The raid could thus be deemed only as a failure as none of its objectives had been achieved. No casualties had been inflicted on the Germans, no prisoners had been taken, and the only damage caused was the cutting of a telephone line. Additionally, the quality of the planning and the conduct of the operation were later called into question. Much of the equipment used was either not serviceable (faulty compasses and motor launches that broke down) or inadequate for the task demanded of the, and the launches which did work were unable to come all the way into the beach as a result of their draught. Moreover, some of the tasks that had been assigned were impractical or had not been rehearsed (the wire intended for use as a road block was too heavy to be carried from the beach) and the intelligence on the Germans dispositions on the island was at best outdated or completely erroneous. The commandos also found they were burdened with equipment that was not of use: this included steel helmets, gaiters and an excessive quantity of ammunition. This was largely the result of the haste with which the operation had been conceived and then put together, but it was also indicative of the embryonic status of the raiding and commando concept.

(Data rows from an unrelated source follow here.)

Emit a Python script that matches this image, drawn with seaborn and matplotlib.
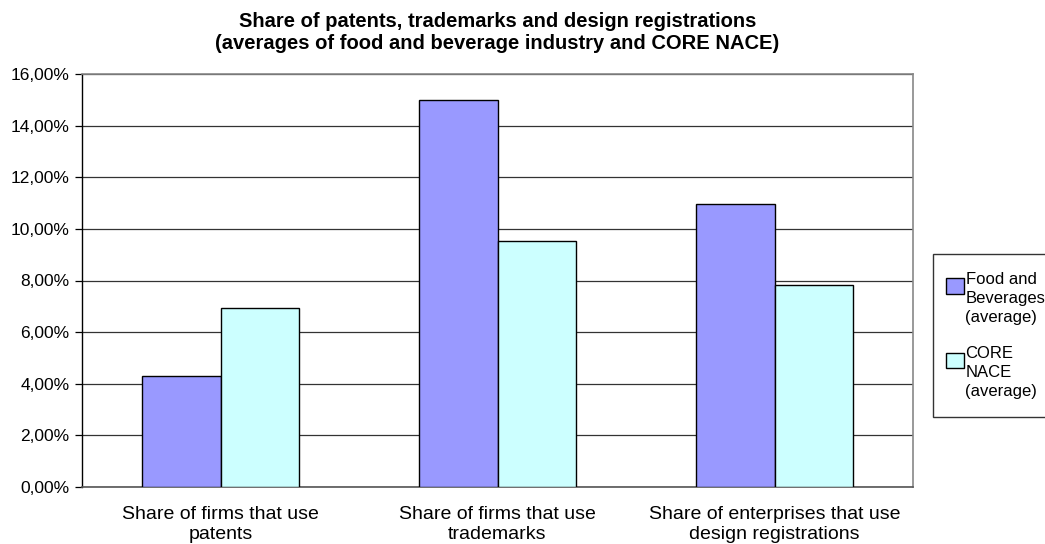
import matplotlib
matplotlib.use("Agg")
import matplotlib.pyplot as plt
import matplotlib.ticker as mticker
from matplotlib.patches import Rectangle
from matplotlib.legend_handler import HandlerPatch
import seaborn as sns
import pandas as pd

categories = [
    "Share of firms that use\npatents",
    "Share of firms that use\ntrademarks",
    "Share of enterprises that use\ndesign registrations",
]
series_names = ["Food and\nBeverages\n(average)", "CORE\nNACE\n(average)"]
food_bev = [4.30, 15.00, 10.95]
core_nace = [6.93, 9.52, 7.83]
y_ticks = [0, 2, 4, 6, 8, 10, 12, 14, 16]
palette = ["#9999FF", "#CCFFFF"]

sns.set_style("white")
plt.rcParams["font.family"] = ["Liberation Sans", "DejaVu Sans"]
plt.rcParams["text.color"] = "black"
plt.rcParams["xtick.color"] = "black"
plt.rcParams["ytick.color"] = "black"
plt.rcParams["axes.labelcolor"] = "black"

df = pd.DataFrame({
    "category": categories * 2,
    "series": [series_names[0]] * 3 + [series_names[1]] * 3,
    "value": food_bev + core_nace,
})

fig = plt.figure(figsize=(10.45, 5.44), dpi=100)
ax = fig.add_axes([82 / 1045, (544 - 487) / 544, (913 - 82) / 1045, (487 - 74) / 544])

sns.barplot(
    data=df, x="category", y="value", hue="series",
    order=categories, hue_order=series_names,
    palette=palette, width=0.57,
    edgecolor="black", linewidth=1.0, saturation=1, ax=ax, zorder=3,
)

ax.set_xlim(-0.5, 2.5)
ax.set_ylim(0, 16)
ax.set_yticks(y_ticks)
ax.yaxis.set_major_formatter(mticker.FuncFormatter(lambda v, p: f"{v:.2f}%".replace(".", ",")))
ax.yaxis.grid(True, color="#333333", linewidth=0.9, zorder=0)
ax.set_axisbelow(True)
ax.set_xlabel("")
ax.set_ylabel("")

# category labels centred, tick marks at the category boundaries
ax.set_xticks(range(len(categories)))
ax.set_xticklabels(categories, fontsize=14, linespacing=1.2)
ax.tick_params(axis="x", which="major", length=0, pad=14, labelcolor="black")
ax.set_xticks([0.5, 1.5], minor=True)
ax.tick_params(axis="x", which="minor", length=5, width=0.9, color="#333333", direction="out")
ax.tick_params(axis="y", which="major", length=5, width=0.9, color="black",
               direction="out", labelsize=12.5, pad=4, left=True, labelcolor="black")

for side in ["top", "right"]:
    ax.spines[side].set_visible(True)
    ax.spines[side].set_color("#888888")
    ax.spines[side].set_linewidth(1.2)
ax.spines["left"].set_color("black")
ax.spines["left"].set_linewidth(1.0)
ax.spines["bottom"].set_color("#555555")
ax.spines["bottom"].set_linewidth(1.2)

fig.text(
    (82 + 913) / 2 / 1045, 1 - 12 / 544,
    "Share of patents, trademarks and design registrations\n(averages of food and beverage industry and CORE NACE)",
    fontsize=14.5, fontweight="bold", ha="center", va="top", linespacing=1.2, color="black",
)


def top_square(legend, orig_handle, xdescent, ydescent, width, height, fontsize):
    # small square aligned with the first text line of a multi-line label
    s = 11
    return Rectangle((-xdescent + width - s - 3, -ydescent + height - s - 1), s + 2, s)


handles, labels = ax.get_legend_handles_labels()
ax.get_legend().remove()
leg = fig.legend(
    handles, labels, loc="upper left", bbox_to_anchor=(933 / 1045, 1 - 254 / 544),
    fontsize=12, frameon=True, fancybox=False, edgecolor="black",
    handlelength=0.9, handleheight=3.8, handletextpad=0.0, labelspacing=1.25,
    borderpad=1.05, borderaxespad=0,
    handler_map={h: HandlerPatch(patch_func=top_square) for h in handles},
)
leg.get_frame().set_linewidth(1.0)
for t in leg.get_texts():
    t.set_linespacing(1.35)
    t.set_color("black")

fig.savefig("out.png", dpi=100, facecolor="white")
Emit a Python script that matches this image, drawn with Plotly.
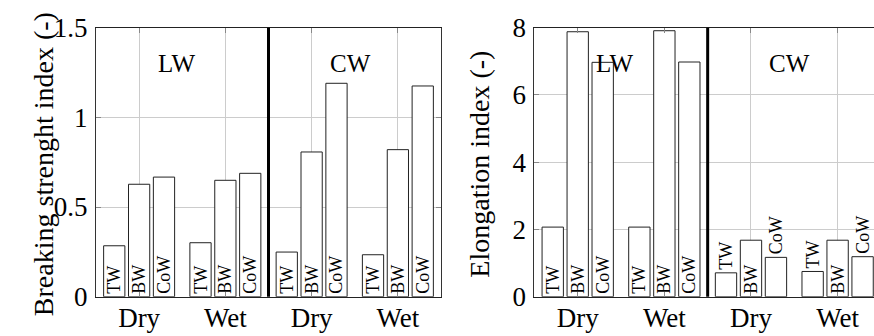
import plotly.graph_objects as go

# ---------------- data ----------------
conditions = ["Dry", "Wet", "Dry", "Wet"]
wood_groups = ["LW", "CW"]
specimens = ["TW", "BW", "CoW"]

strength_TW = [0.284, 0.301, 0.249, 0.234]
strength_BW = [0.627, 0.649, 0.807, 0.820]
strength_CoW = [0.667, 0.688, 1.190, 1.175]

elong_TW = [2.07, 2.07, 0.71, 0.75]
elong_BW = [7.88, 7.91, 1.68, 1.68]
elong_CoW = [6.97, 6.98, 1.17, 1.19]

strength_ticks = [0, 0.5, 1, 1.5]
strength_ticktext = ["0", "0.5", "1", "1.5"]
elong_ticks = [0, 2, 4, 6, 8]
elong_ticktext = ["0", "2", "4", "6", "8"]

# ---------------- style ----------------
W, H = 874, 336
FONT = "'Liberation Serif', 'Times New Roman', serif"
TICK_SIZE = 27
TITLE_SIZE = 28
GROUP_SIZE = 25
BAR_LABEL_SIZE = 18
PLOT_TOP, PLOT_BOTTOM = 27.7, 296.7
PLOT_H = PLOT_BOTTOM - PLOT_TOP
left_dom = [96 / W, 441 / W]
right_dom = [534.4 / W, 1.0]
y_dom = [(H - PLOT_BOTTOM) / H, (H - PLOT_TOP) / H]

xpos = list(range(len(conditions)))

fig = go.Figure()


def label_positions(values, text, ymax):
    # inside (at base) if the rotated label fits in the bar, else above it
    need = 0.78 * BAR_LABEL_SIZE * len(text) + 6
    return ["inside" if v / ymax * PLOT_H >= need else "outside" for v in values]


def add_panel(series, ymax, xa, ya):
    for name, vals in zip(specimens, series):
        fig.add_trace(go.Bar(
            x=xpos, y=vals, name=name, xaxis=xa, yaxis=ya,
            marker=dict(color="white", line=dict(color="#222222", width=1)),
            text=[name] * len(vals),
            textposition=label_positions(vals, name, ymax),
            insidetextanchor="start",
            textangle=-90,
            constraintext="none",
            cliponaxis=False,
            textfont=dict(family=FONT, size=BAR_LABEL_SIZE, color="black"),
            showlegend=False,
            hoverinfo="skip",
        ))


add_panel([strength_TW, strength_BW, strength_CoW], 1.5, "x", "y")
add_panel([elong_TW, elong_BW, elong_CoW], 8, "x2", "y2")

axis_common = dict(
    showline=True, linecolor="#333333", linewidth=1,
    showgrid=True, gridcolor="#cccccc", gridwidth=1,
    ticks="inside", ticklen=5, tickcolor="#888888",
    tickfont=dict(family=FONT, size=TICK_SIZE, color="black"),
    zeroline=False, automargin=False,
)

fig.update_layout(
    width=W, height=H,
    font=dict(family=FONT, color="black"),
    margin=dict(l=0, r=0, t=0, b=0, autoexpand=False),
    paper_bgcolor="white", plot_bgcolor="white",
    barmode="group", bargap=0.135, bargroupgap=0.146,
    xaxis=dict(domain=left_dom, range=[-0.5, 3.5], tickvals=xpos,
               ticktext=conditions, mirror="all", anchor="y",
               ticklabelstandoff=-3, **axis_common),
    yaxis=dict(domain=y_dom, range=[0, 1.5], tickvals=strength_ticks,
               ticktext=strength_ticktext, mirror="all", anchor="x",
               ticklabelstandoff=2, **axis_common),
    xaxis2=dict(domain=right_dom, range=[-0.5, 3.42], tickvals=xpos,
                ticktext=conditions, mirror="all", anchor="y2",
                ticklabelstandoff=-3, **axis_common),
    yaxis2=dict(domain=y_dom, range=[0, 8], tickvals=elong_ticks,
                ticktext=elong_ticktext, mirror=False, anchor="x2",
                ticklabelstandoff=2, **axis_common),
)

# bottom axis lines in black
fig.update_xaxes(linecolor="#222222")

# thick separator between LW and CW groups
for xa, ya in [("x", "y"), ("x2", "y2")]:
    fig.add_shape(type="line", xref=xa, yref=f"{ya} domain", x0=1.5, x1=1.5,
                  y0=0, y1=1, line=dict(color="black", width=3), layer="above")

# group labels
for xa, ya in [("x", "y"), ("x2", "y2")]:
    for g, gx in zip(wood_groups, [0.43, 2.45]):
        fig.add_annotation(text=g, x=gx, y=0.924, xref=xa, yref=f"{ya} domain",
                           showarrow=False,
                           font=dict(family=FONT, size=GROUP_SIZE, color="black"))

# axis titles
fig.add_annotation(text="Breaking strenght index (-)", x=26 / W, y=0.51,
                   xref="paper", yref="paper", textangle=-90, showarrow=False,
                   font=dict(family=FONT, size=TITLE_SIZE, color="black"))
fig.add_annotation(text="Elongation index (-)", x=480 / W, y=0.51,
                   xref="paper", yref="paper", textangle=-90, showarrow=False,
                   font=dict(family=FONT, size=TITLE_SIZE, color="black"))

fig.write_html("out.html")
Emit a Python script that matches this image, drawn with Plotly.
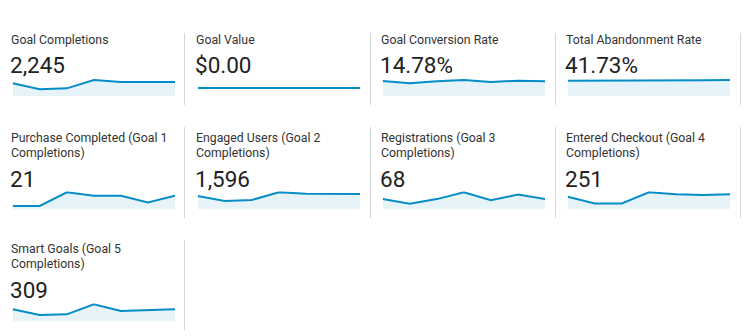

In political terms, the raid was also a disaster. Churchill was said to have been furious about the 'comical' way in which the operation had been undertaken, and it has been claimed that for some months the whole commando concept was 'in jeopardy' as the authorities even considered their disbandment, although this did not happen. As a concept, the commandos then went on to perform with considerable success later in the war. Indeed, it has been argued by some, including Durnford-Slater, that the commandos' future success in operations such as 'Neptune' (iii) was in part due to the early failures such as 'Ambassador', from which a host of lessons were learned that proved vital in the planning and implementation of future commando operations.
Even so, the failure of 'Ambassador' led to widespread and indeed fruitful changes. The independent companies were in turn disbanded and their personnel used to raise the first 12 commando units. Much additional work went into the training and planning side of the raiding concept, and for the next eight months the commandos did little except train. To this end formalised training schemes and schools were established, and Churchill sought to invigorate the concept by replacing Major General A. G. B. Bourne as the Director of Combined Operations with Admiral Sir Roger Keyes.